● Task brief
Please quote exactly the lines below from the line containing "Give me the matplotlib source for this chart." to the line containing "plt.rcParams['font.family'] = ['Liberation", both lines included, and nothing else.

▶

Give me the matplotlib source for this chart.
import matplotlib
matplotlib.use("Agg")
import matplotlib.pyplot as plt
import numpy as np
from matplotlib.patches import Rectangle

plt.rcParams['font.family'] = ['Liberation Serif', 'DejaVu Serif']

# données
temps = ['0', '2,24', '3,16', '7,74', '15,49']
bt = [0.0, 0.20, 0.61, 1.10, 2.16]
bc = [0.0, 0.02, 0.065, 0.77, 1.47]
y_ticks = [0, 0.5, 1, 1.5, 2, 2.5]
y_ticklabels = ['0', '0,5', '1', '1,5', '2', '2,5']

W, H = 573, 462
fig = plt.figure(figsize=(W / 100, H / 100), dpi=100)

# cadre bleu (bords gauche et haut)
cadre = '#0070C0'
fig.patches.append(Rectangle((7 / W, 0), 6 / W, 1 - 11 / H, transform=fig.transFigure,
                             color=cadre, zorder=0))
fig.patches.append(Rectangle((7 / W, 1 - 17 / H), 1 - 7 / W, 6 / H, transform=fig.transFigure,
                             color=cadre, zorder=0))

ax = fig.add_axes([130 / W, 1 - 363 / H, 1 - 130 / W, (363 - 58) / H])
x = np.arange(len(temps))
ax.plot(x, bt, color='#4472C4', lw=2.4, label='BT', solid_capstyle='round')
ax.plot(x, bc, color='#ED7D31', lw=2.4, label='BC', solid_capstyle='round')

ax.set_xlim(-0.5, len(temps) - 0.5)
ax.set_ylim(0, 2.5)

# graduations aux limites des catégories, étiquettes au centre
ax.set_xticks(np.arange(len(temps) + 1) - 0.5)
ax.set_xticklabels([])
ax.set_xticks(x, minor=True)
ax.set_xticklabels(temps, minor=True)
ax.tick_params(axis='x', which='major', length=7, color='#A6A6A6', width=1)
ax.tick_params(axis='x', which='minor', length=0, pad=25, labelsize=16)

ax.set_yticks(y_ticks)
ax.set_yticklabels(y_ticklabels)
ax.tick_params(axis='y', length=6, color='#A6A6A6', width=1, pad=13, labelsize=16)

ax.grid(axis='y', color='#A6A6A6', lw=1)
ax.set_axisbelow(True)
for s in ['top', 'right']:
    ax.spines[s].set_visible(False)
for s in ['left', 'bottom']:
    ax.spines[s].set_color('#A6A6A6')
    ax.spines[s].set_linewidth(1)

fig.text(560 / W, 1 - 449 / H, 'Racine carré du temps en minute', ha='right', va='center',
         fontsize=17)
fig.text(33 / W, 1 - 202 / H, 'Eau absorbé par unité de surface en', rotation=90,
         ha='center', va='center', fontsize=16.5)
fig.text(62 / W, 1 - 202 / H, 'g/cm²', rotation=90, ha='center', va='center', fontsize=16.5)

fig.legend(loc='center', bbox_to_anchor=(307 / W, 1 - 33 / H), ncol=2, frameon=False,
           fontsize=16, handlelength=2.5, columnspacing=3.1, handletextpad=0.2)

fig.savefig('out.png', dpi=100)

◀
▶

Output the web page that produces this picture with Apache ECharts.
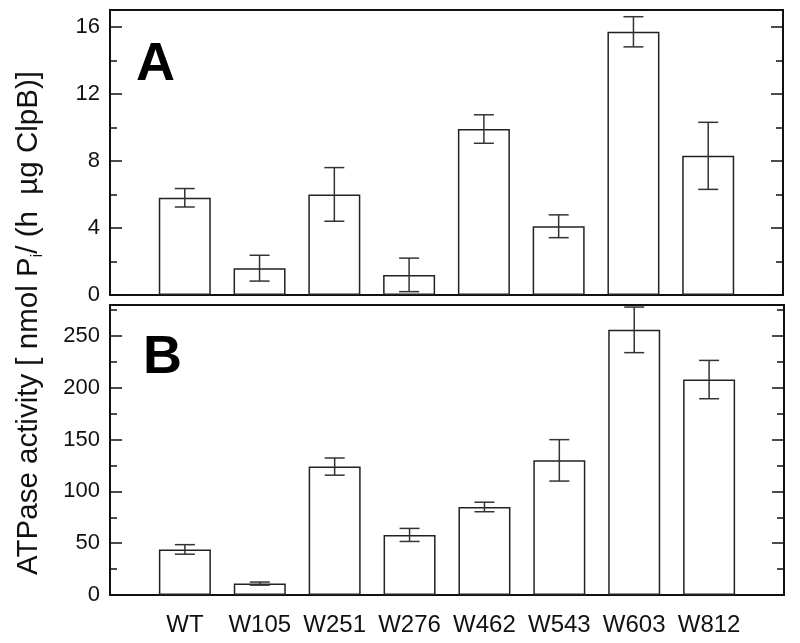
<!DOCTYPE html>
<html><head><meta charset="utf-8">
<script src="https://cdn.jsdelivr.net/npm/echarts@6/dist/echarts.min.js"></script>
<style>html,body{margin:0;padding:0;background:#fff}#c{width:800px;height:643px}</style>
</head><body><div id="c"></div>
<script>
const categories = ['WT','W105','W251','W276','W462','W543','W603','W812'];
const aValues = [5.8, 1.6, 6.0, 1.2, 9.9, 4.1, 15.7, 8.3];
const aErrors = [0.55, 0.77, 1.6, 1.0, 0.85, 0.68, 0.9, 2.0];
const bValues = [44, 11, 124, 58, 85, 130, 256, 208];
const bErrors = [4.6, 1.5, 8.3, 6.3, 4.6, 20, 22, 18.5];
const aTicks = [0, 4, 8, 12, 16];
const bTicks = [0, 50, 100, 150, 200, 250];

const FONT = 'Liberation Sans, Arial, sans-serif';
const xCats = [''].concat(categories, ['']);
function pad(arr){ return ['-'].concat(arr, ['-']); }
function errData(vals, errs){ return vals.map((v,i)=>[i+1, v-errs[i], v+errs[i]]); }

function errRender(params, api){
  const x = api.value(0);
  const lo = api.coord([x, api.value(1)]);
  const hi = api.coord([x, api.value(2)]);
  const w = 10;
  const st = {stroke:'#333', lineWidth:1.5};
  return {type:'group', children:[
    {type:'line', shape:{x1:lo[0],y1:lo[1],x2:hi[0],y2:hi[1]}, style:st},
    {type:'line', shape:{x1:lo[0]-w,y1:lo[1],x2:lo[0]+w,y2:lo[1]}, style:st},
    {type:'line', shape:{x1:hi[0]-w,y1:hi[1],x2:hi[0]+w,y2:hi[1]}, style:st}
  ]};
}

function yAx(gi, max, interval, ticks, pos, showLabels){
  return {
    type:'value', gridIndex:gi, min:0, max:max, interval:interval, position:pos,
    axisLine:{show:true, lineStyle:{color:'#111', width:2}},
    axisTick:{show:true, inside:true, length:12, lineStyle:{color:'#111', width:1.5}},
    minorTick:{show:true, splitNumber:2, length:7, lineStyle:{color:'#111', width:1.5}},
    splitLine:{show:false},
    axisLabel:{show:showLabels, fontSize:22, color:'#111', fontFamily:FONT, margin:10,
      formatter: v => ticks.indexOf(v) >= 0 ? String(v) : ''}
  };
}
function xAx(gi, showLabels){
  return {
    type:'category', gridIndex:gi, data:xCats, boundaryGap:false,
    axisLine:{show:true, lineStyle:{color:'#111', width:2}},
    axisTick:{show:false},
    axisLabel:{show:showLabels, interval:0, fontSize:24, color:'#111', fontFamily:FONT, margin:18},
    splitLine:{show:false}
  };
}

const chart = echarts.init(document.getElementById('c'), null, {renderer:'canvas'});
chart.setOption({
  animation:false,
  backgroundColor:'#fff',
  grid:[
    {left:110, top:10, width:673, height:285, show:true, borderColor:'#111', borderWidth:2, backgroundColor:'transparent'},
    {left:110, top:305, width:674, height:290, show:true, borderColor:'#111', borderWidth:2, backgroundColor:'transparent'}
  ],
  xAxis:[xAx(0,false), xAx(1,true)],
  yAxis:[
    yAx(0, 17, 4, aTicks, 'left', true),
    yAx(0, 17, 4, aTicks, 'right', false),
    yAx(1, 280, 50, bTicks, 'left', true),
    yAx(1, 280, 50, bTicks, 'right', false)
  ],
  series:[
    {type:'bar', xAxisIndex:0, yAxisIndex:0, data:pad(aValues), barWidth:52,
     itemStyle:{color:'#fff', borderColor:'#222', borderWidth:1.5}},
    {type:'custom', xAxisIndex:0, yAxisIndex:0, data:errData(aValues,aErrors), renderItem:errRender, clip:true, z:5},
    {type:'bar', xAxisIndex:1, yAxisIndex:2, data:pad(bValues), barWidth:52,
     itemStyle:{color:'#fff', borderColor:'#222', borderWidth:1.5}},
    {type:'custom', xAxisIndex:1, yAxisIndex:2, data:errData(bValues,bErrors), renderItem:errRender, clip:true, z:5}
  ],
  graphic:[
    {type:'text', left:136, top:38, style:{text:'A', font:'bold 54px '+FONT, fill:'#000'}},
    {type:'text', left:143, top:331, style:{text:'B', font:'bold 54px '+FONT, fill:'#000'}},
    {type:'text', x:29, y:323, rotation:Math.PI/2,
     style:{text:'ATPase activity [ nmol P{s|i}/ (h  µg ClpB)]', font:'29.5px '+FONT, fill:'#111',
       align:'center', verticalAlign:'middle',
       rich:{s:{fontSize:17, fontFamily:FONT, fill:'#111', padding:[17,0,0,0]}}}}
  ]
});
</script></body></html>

◀

● Solution to this exercise
Give me the matplotlib source for this chart.
import matplotlib
matplotlib.use("Agg")
import matplotlib.pyplot as plt
import numpy as np
from matplotlib.patches import Rectangle

plt.rcParams['font.family'] = ['Liberation Serif', 'DejaVu Serif']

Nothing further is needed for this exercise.